Having had a host of successes with rescue and very damaged dogs, ones we owned and some we trained for others, it was a huge shock that we had not been able to win with this reactive pup who was afraid of everything in life despite her being exposed in text book style in her very early life with us. We got very stuck emotionally about it – in the first instance, just trying and trying to make it work as we had done with her Uncle. We loved her so much but we needed to give her up to give her and us a better life.
Then we got stuck in the failure (attached to it) and we swathed ourselves in self limiting beliefs and terrible guilt even though the dog was happy to be back with her original Mum (a trainer as well as breeder) and remains there today so she is not suffering. I ask for updates frequently and the breeder is happy to send videos of her achievements and show how adjusted she is becoming now she is living with a full time trainer in a working dog environment to which her temprament is more suited. Even with this in mind, we labelled ourselves failures as dog parents and both of us vowed to concentrate on seeing our old ones out and never go near that path again. Remember, this is the natural way of being for humans – to become stuck and attached to a set way of being. We became attached to the failure label without even realising it.

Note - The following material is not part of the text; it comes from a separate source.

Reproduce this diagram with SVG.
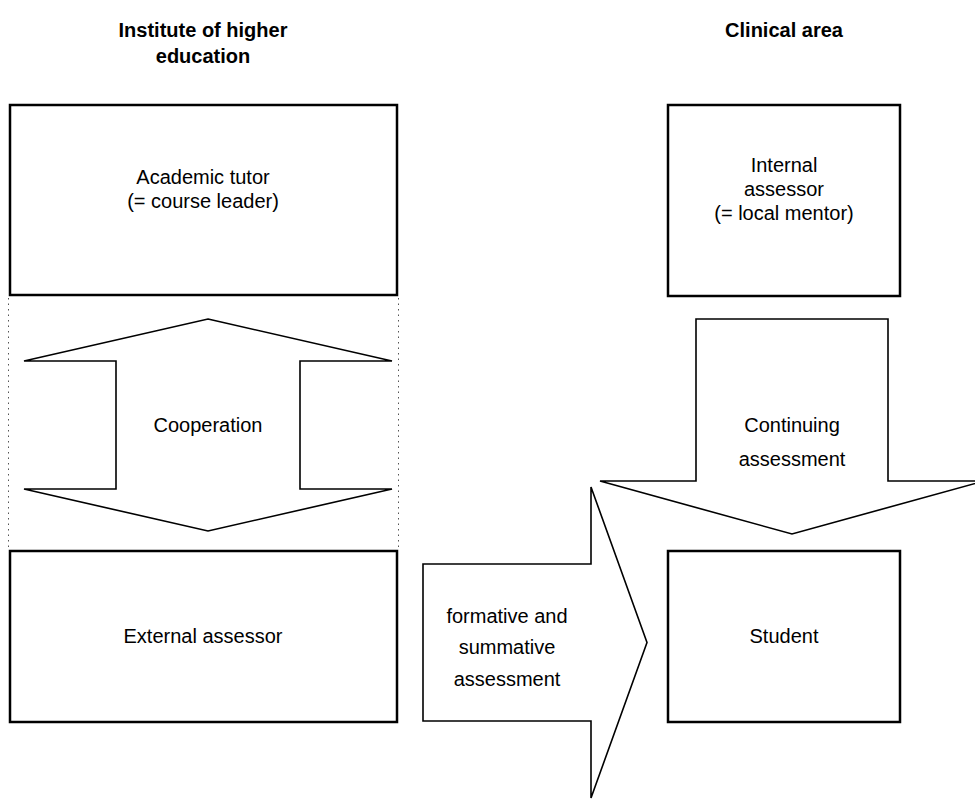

When we become stuck like this it is hard to allow a perceived failure to roll off you like water off a duck’s back because it challenges some core beliefs. So at one time I knew for certain that buying this pup was going to be a huge successes since I had trained dogs over and over again without trouble. My self confidence was shattered by the real life events, convinced we didn’t deserve puppy happiness ever again since we had “ruined” Shanti’s life in my book and I became attached to the shakiness I felt around who I was a dog mummy. Now, I know, it is time to move on. Was this because I was utterly convinced that we could entirely trust that we have been given a gift in our new four legged friend and we were entirely ready to release the past at last? No! It only meant that wobbly as we were we were willing to begin the journey of trusting ourselves and the Universe again, just a little. Just enough to open our hearts up again and that is all it takes.
Yoga and meditation has helped me understand that growth isn’t about speeding up this process of letting go or having to get there wholeheartedly without one little wobble along the way. It is more about letting go and being ok with the not knowing. About being bold enough to take a risk and to give up being attached to a specific outcome. We want our new fur baby girl to be happy but at this stage, we have no idea about how that will look and what it will take for us to be ok with everything and with her, just as it is.
I have learned to let go of tightness with awareness, using the breath. It is amazing how much we can change our bodies and state of mind by having this attitude of looseness and willingness to let go of old patterns and I am hoping that this week’s class will demonstrate that to you. More than that, I hope that whatever you are currently unable to hold loosely in your life, the practice will help you let go and to grow, bit by bit, in uncertainty, until one day, you realise you are in quite a different place.